Year in Review (Writing) 2018
Again, I’ve taken a different approach to writing this year. While I haven’t finish a fiction book, per se, I have put a lot of work into one, and have complete a non-fiction book for my students.
First, I’m now more than three-fourths done with my next project—American Snowflakes. It is a much longer and more introspective work, so it’s taking more time. Furthermore, I’m constantly doing extensive rewriting—reworking the sentences, diction, and dialogue, not to mentions structure to capture a better flow and word usage. One—though odd—complaint about Brief Lives was that the language was too simple. I didn’t see that, but I’m ramping it up for this one to probably hear something on the other spectrum once it’s done. So life goes.

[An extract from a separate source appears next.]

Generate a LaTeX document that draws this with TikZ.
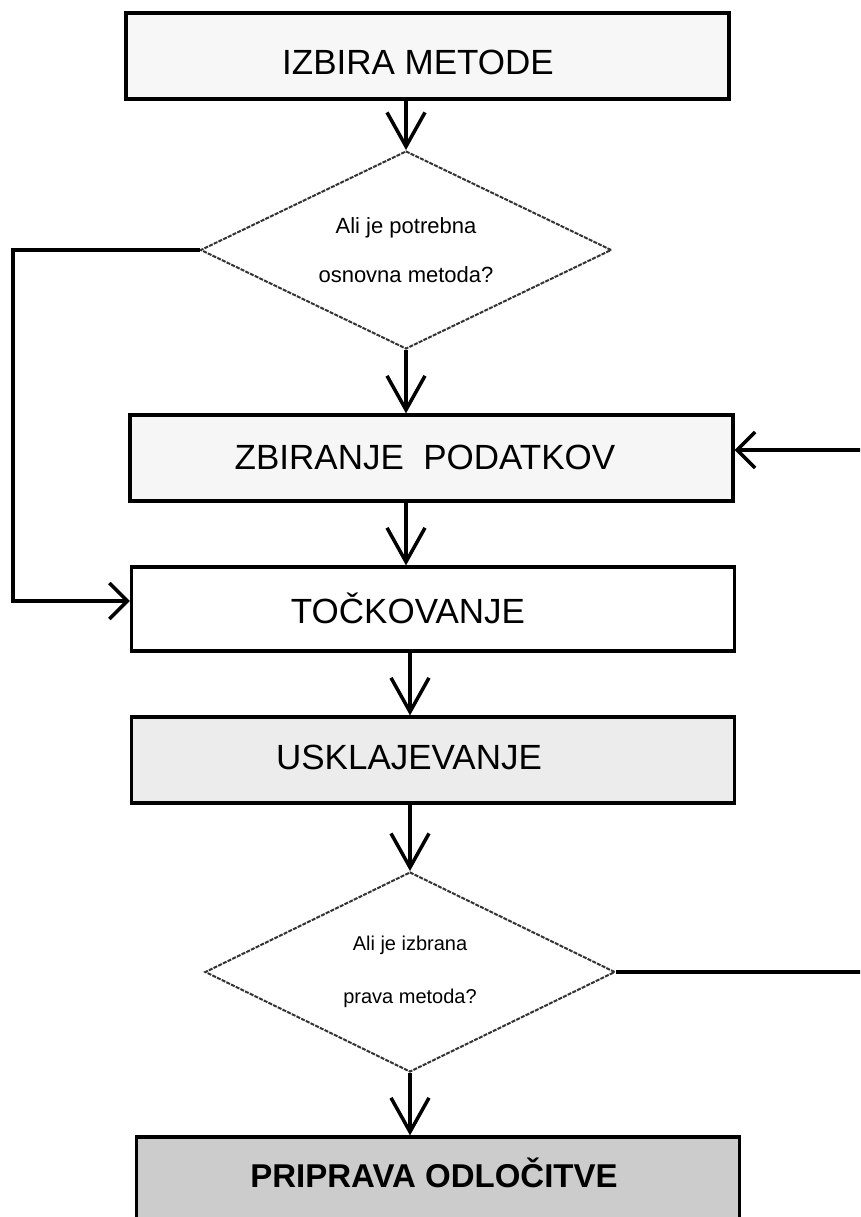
\documentclass[tikz,border=0pt]{standalone}
\usepackage{fontspec}
\setmainfont{Liberation Sans}
\usetikzlibrary{arrows.meta,shapes.geometric}
\begin{document}
\begin{tikzpicture}[x=1pt,y=-1pt,
  box/.style={draw=black, line width=3.2pt, inner sep=0pt, minimum width=603pt, minimum height=86pt},
  lbl/.style={font=\fontsize{35}{40}\selectfont, inner sep=0pt},
  dec/.style={diamond, aspect=2, draw=black!80, line width=2pt, dash pattern=on 4pt off 1.2pt, inner sep=0pt, minimum width=411pt, minimum height=198pt, align=center},
  wire/.style={line width=3.5pt, line join=miter},
  flow/.style={wire, -{Straight Barb[length=34pt,width=38pt]}},
  sidearrow/.style={wire, -{Straight Barb[length=18pt,width=36pt]}}
]
\useasboundingbox (0,0) rectangle (860,1217);
\clip (0,0) rectangle (860,1217);

% boxes
\node[box, fill=gray!6] (b1) at (427.5,56) {};
\node[lbl] (b1t) at (418,62) {IZBIRA METODE};

\node[dec, font=\fontsize{22}{49}\selectfont] (d1) at (406,250) {Ali je potrebna\\osnovna metoda?};

\node[box, fill=gray!7] (zb) at (431.5,458) {};
\node[lbl] (zbt) at (425,457) {ZBIRANJE\ \ PODATKOV};

\node[box, fill=white, minimum height=84pt] (to) at (433,609) {};
\node[lbl] (tot) at (408,608) {TOČKOVANJE};

\node[box, fill=gray!15] (us) at (433,760) {};
\node[lbl] (ust) at (409,757) {USKLAJEVANJE};

\node[dec, font=\fontsize{20}{53}\selectfont, minimum width=410pt, minimum height=200pt] (d2) at (410,972) {Ali je izbrana\\prava metoda?};

\node[box, fill=gray!40] (pr) at (438,1180) {};
\node[lbl, font=\fontsize{33}{40}\selectfont\bfseries] (prt) at (434,1173) {PRIPRAVA ODLOČITVE};

% vertical flow
\draw[flow] (b1.south -| d1.north) -- (d1.north);
\draw[flow] (d1.south) -- (d1.south |- zb.north);
\draw[flow] (zb.south -| d1.south) -- (to.north -| d1.south);
\draw[flow] (to.south -| d2.north) -- (us.north -| d2.north);
\draw[flow] (us.south -| d2.north) -- (d2.north);
\draw[flow] (d2.south) -- (d2.south |- pr.north);

% left loop
\coordinate (l1) at (13,250);
\coordinate (l2) at (13,601);
\draw[sidearrow] (d1.west) -- (l1) -- (l2) -- (l2 -| to.west);

% right loop (cut off at the picture edge)
\coordinate (r1) at (866,972);
\coordinate (r2) at (866,450);
\draw[wire] (d2.east) -- (r1);
\draw[sidearrow] (r2) -- (r2 -| zb.east);
\end{tikzpicture}
\end{document}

Secondly, at the beginning of last year, I compiled many off shoot lessons I’ve been doing and made an essay book. This doubled as a compendium of Korean mistakes when it comes to basic English grammar. I feel these errors are unique to this country and must be further focused on. Other counties might be different. Oddly enough, I don’t know how much pointing out these glaring flaws actually helps. Nonetheless, I finished it, and it turned out quite well.
Lastly, here, last year, I spoke about my two girl students who were writing their own manuscripts. Around mid-year, one of the dropped out—the one that claimed she wanted to be a writer. The other one, who had no such aspiration, has continued it and is almost near the finish line. I can’t wait for her to do so, so we can do mass edits and more.
Despite the constant negativity, I have sent out sections of Brief Lives to many magazines as short stories for publication. So far, every one says NO. Which is no different to every agent out there for the book as a whole, or my writing as a whole. Ah—consistency!